Stored items from a collection
::::::
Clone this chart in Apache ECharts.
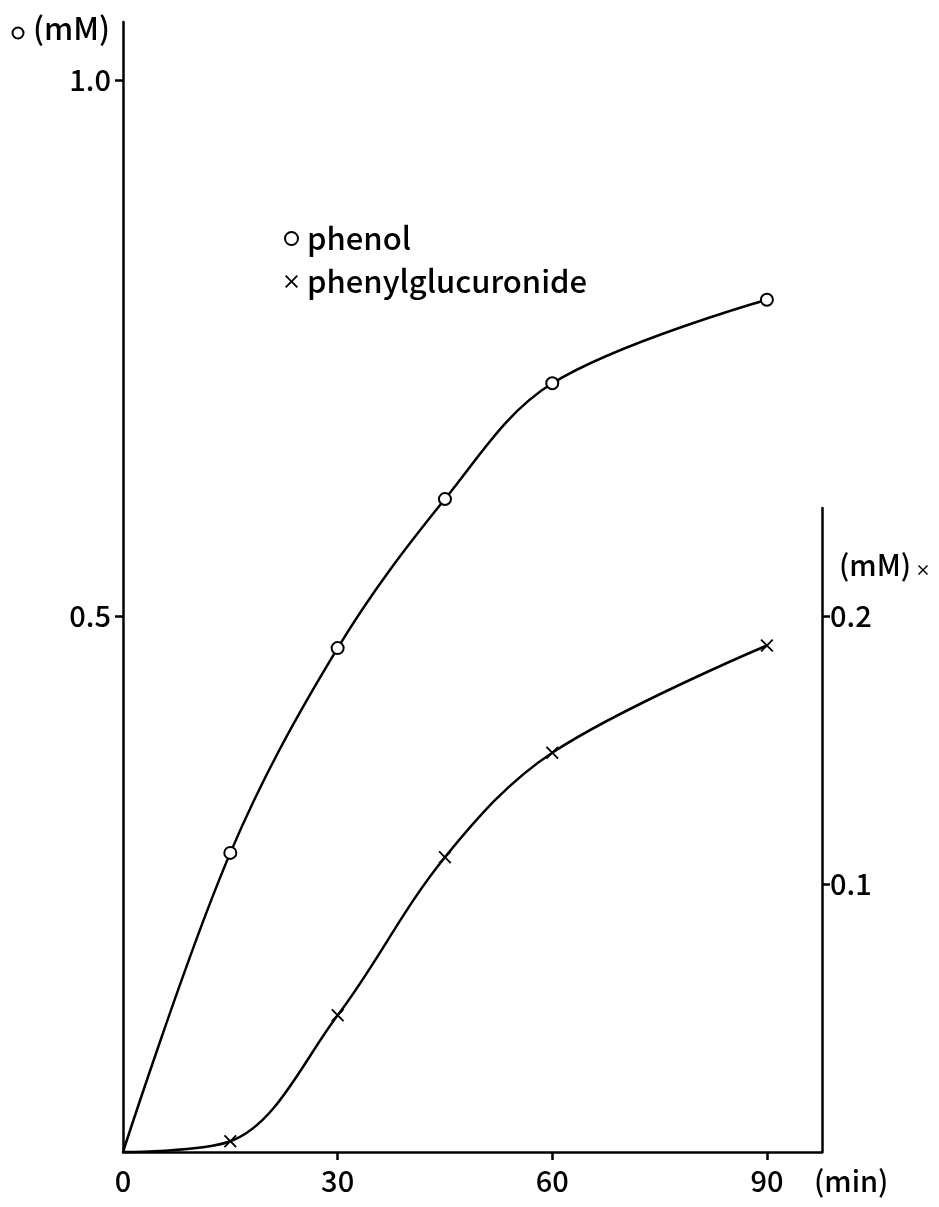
<!DOCTYPE html>
<html>
<head>
<meta charset="utf-8">
<script src="https://cdn.jsdelivr.net/npm/echarts@6/dist/echarts.min.js"></script>
<style>
  html, body { margin: 0; padding: 0; background: #fff; }
  #myChart { width: 939px; height: 1207px; }
</style>
</head>
<body>
<div id="myChart"></div>
<script>
  // 时间 (min)
  var times = [0, 15, 30, 45, 60, 90]
  // phenol (mM, left axis)
  var phenol = [0, 0.279, 0.470, 0.609, 0.717, 0.795]
  // phenylglucuronide (mM, right axis)
  var glucuronide = [0, 0.004, 0.051, 0.110, 0.149, 0.189]
  // tick labels
  var xTicks = [0, 30, 60, 90]
  var leftTicks = [0.5, 1.0]
  var rightTicks = [0.1, 0.2]

  var FONT = '"Noto Sans CJK JP", "Noto Sans", sans-serif'
  var xPath = 'path://M0,1 L1,0 L5,4 L9,0 L10,1 L6,5 L10,9 L9,10 L5,6 L1,10 L0,9 L4,5 Z'
  var xPoly = [[0,1],[1,0],[5,4],[9,0],[10,1],[6,5],[10,9],[9,10],[5,6],[1,10],[0,9],[4,5]]

  // 原点不画标记
  function pairs(xs, ys) {
    return xs.map(function (x, i) {
      var item = { value: [x, ys[i]] }
      if (i === 0) item.symbol = 'none'
      return item
    })
  }

  var axisLineStyle = { color: '#000', width: 2.5 }
  var labelStyle = { color: '#000', fontSize: 29, fontWeight: 500, fontFamily: FONT }

  var myChart = echarts.init(document.getElementById('myChart'))
  myChart.setOption({
    backgroundColor: '#fff',
    animation: false,
    grid: [
      { left: 123, right: 117, top: 22, bottom: 55 },
      { left: 123, right: 117, top: 508, bottom: 55 }
    ],
    xAxis: [{
      type: 'value', gridIndex: 0, min: 0, max: 97.7,
      axisLine: { onZero: false, lineStyle: axisLineStyle },
      axisTick: { show: true, inside: false, length: 8, lineStyle: axisLineStyle, customValues: [30, 60, 90] },
      axisLabel: Object.assign({ margin: 14, customValues: xTicks }, labelStyle),
      splitLine: { show: false }
    }, {
      type: 'value', gridIndex: 1, min: 0, max: 97.7, show: false
    }],
    yAxis: [{
      type: 'value', gridIndex: 0, min: 0, max: 1.054,
      axisLine: { show: true, onZero: false, lineStyle: axisLineStyle },
      axisTick: { show: true, length: 8, lineStyle: axisLineStyle, customValues: leftTicks },
      axisLabel: Object.assign({ margin: 12, customValues: leftTicks,
        formatter: function (v) { return v.toFixed(1) } }, labelStyle),
      splitLine: { show: false }
    }, {
      type: 'value', gridIndex: 1, position: 'right', min: 0, max: 0.2403,
      axisLine: { show: true, onZero: false, lineStyle: axisLineStyle },
      axisTick: { show: true, length: 8, lineStyle: axisLineStyle, customValues: rightTicks },
      axisLabel: Object.assign({ margin: 8, customValues: rightTicks,
        formatter: function (v) { return v.toFixed(1) } }, labelStyle),
      splitLine: { show: false }
    }],
    legend: {
      orient: 'vertical', left: 279, top: 218, itemWidth: 13, itemHeight: 13, itemGap: 12,
      textStyle: { color: '#000', fontSize: 31, fontWeight: 500, fontFamily: FONT, padding: [0, 0, 0, 4] },
      data: [
        { name: 'phenol', icon: 'emptyCircle' },
        { name: 'phenylglucuronide', icon: xPath }
      ]
    },
    graphic: [
      { type: 'circle', shape: { cx: 18, cy: 33, r: 5.5 }, style: { fill: '#fff', stroke: '#000', lineWidth: 2 } },
      { type: 'text', left: 33, top: 13, style: { text: '(mM)', fill: '#000', fontSize: 31, fontWeight: 500, fontFamily: FONT } },
      { type: 'text', left: 839, top: 550, style: { text: '(mM)', fill: '#000', fontSize: 29, fontWeight: 500, fontFamily: FONT } },
      { type: 'polygon', x: 918, y: 565, shape: { points: xPoly }, style: { fill: '#000' } },
      { type: 'text', left: 814, top: 1166, style: { text: '(min)', fill: '#000', fontSize: 29, fontWeight: 500, fontFamily: FONT } }
    ],
    series: [{
      name: 'phenol', type: 'line', xAxisIndex: 0, yAxisIndex: 0,
      data: pairs(times, phenol), smooth: 0.35,
      symbol: 'emptyCircle', symbolSize: 12,
      lineStyle: { color: '#000', width: 2.5 },
      itemStyle: { color: '#000', borderWidth: 2 }
    }, {
      name: 'phenylglucuronide', type: 'line', xAxisIndex: 1, yAxisIndex: 1,
      data: pairs(times, glucuronide), smooth: 0.35,
      symbol: xPath, symbolSize: 13,
      lineStyle: { color: '#000', width: 2.5 },
      itemStyle: { color: '#000' }
    }]
  })
</script>
</body>
</html>
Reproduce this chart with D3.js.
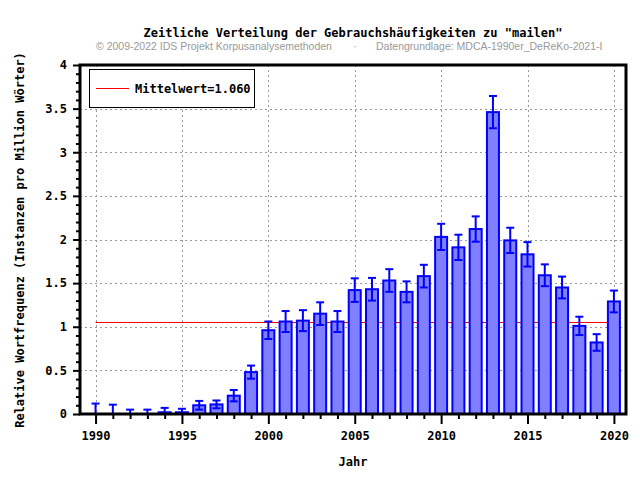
::::::
▶ WHAT THE EXERCISE ASKS
Restate each entry word for word, leaving out any pictures.

▶ IN RESPONSE
Clone this chart in Apache ECharts.
<!DOCTYPE html>
<html>
<head>
<meta charset="utf-8">
<script src="https://cdn.jsdelivr.net/npm/echarts@6/dist/echarts.min.js"></script>
<style>
  html, body { margin: 0; padding: 0; background: #fff; }
  #myChart { width: 939px; height: 1207px; }
</style>
</head>
<body>
<div id="myChart"></div>
<script>
  // 时间 (min)
  var times = [0, 15, 30, 45, 60, 90]
  // phenol (mM, left axis)
  var phenol = [0, 0.279, 0.470, 0.609, 0.717, 0.795]
  // phenylglucuronide (mM, right axis)
  var glucuronide = [0, 0.004, 0.051, 0.110, 0.149, 0.189]
  // tick labels
  var xTicks = [0, 30, 60, 90]
  var leftTicks = [0.5, 1.0]
  var rightTicks = [0.1, 0.2]

  var FONT = '"Noto Sans CJK JP", "Noto Sans", sans-serif'
  var xPath = 'path://M0,1 L1,0 L5,4 L9,0 L10,1 L6,5 L10,9 L9,10 L5,6 L1,10 L0,9 L4,5 Z'
  var xPoly = [[0,1],[1,0],[5,4],[9,0],[10,1],[6,5],[10,9],[9,10],[5,6],[1,10],[0,9],[4,5]]

  // 原点不画标记
  function pairs(xs, ys) {
    return xs.map(function (x, i) {
      var item = { value: [x, ys[i]] }
      if (i === 0) item.symbol = 'none'
      return item
    })
  }

  var axisLineStyle = { color: '#000', width: 2.5 }
  var labelStyle = { color: '#000', fontSize: 29, fontWeight: 500, fontFamily: FONT }

  var myChart = echarts.init(document.getElementById('myChart'))
  myChart.setOption({
    backgroundColor: '#fff',
    animation: false,
    grid: [
      { left: 123, right: 117, top: 22, bottom: 55 },
      { left: 123, right: 117, top: 508, bottom: 55 }
    ],
    xAxis: [{
      type: 'value', gridIndex: 0, min: 0, max: 97.7,
      axisLine: { onZero: false, lineStyle: axisLineStyle },
      axisTick: { show: true, inside: false, length: 8, lineStyle: axisLineStyle, customValues: [30, 60, 90] },
      axisLabel: Object.assign({ margin: 14, customValues: xTicks }, labelStyle),
      splitLine: { show: false }
    }, {
      type: 'value', gridIndex: 1, min: 0, max: 97.7, show: false
    }],
    yAxis: [{
      type: 'value', gridIndex: 0, min: 0, max: 1.054,
      axisLine: { show: true, onZero: false, lineStyle: axisLineStyle },
      axisTick: { show: true, length: 8, lineStyle: axisLineStyle, customValues: leftTicks },
      axisLabel: Object.assign({ margin: 12, customValues: leftTicks,
        formatter: function (v) { return v.toFixed(1) } }, labelStyle),
      splitLine: { show: false }
    }, {
      type: 'value', gridIndex: 1, position: 'right', min: 0, max: 0.2403,
      axisLine: { show: true, onZero: false, lineStyle: axisLineStyle },
      axisTick: { show: true, length: 8, lineStyle: axisLineStyle, customValues: rightTicks },
      axisLabel: Object.assign({ margin: 8, customValues: rightTicks,
        formatter: function (v) { return v.toFixed(1) } }, labelStyle),
      splitLine: { show: false }
    }],
    legend: {
      orient: 'vertical', left: 279, top: 218, itemWidth: 13, itemHeight: 13, itemGap: 12,
      textStyle: { color: '#000', fontSize: 31, fontWeight: 500, fontFamily: FONT, padding: [0, 0, 0, 4] },
      data: [
        { name: 'phenol', icon: 'emptyCircle' },
        { name: 'phenylglucuronide', icon: xPath }
      ]
    },
    graphic: [
      { type: 'circle', shape: { cx: 18, cy: 33, r: 5.5 }, style: { fill: '#fff', stroke: '#000', lineWidth: 2 } },
      { type: 'text', left: 33, top: 13, style: { text: '(mM)', fill: '#000', fontSize: 31, fontWeight: 500, fontFamily: FONT } },
      { type: 'text', left: 839, top: 550, style: { text: '(mM)', fill: '#000', fontSize: 29, fontWeight: 500, fontFamily: FONT } },
      { type: 'polygon', x: 918, y: 565, shape: { points: xPoly }, style: { fill: '#000' } },
      { type: 'text', left: 814, top: 1166, style: { text: '(min)', fill: '#000', fontSize: 29, fontWeight: 500, fontFamily: FONT } }
    ],
    series: [{
      name: 'phenol', type: 'line', xAxisIndex: 0, yAxisIndex: 0,
      data: pairs(times, phenol), smooth: 0.35,
      symbol: 'emptyCircle', symbolSize: 12,
      lineStyle: { color: '#000', width: 2.5 },
      itemStyle: { color: '#000', borderWidth: 2 }
    }, {
      name: 'phenylglucuronide', type: 'line', xAxisIndex: 1, yAxisIndex: 1,
      data: pairs(times, glucuronide), smooth: 0.35,
      symbol: xPath, symbolSize: 13,
      lineStyle: { color: '#000', width: 2.5 },
      itemStyle: { color: '#000' }
    }]
  })
</script>
</body>
</html>
Reproduce this chart with D3.js.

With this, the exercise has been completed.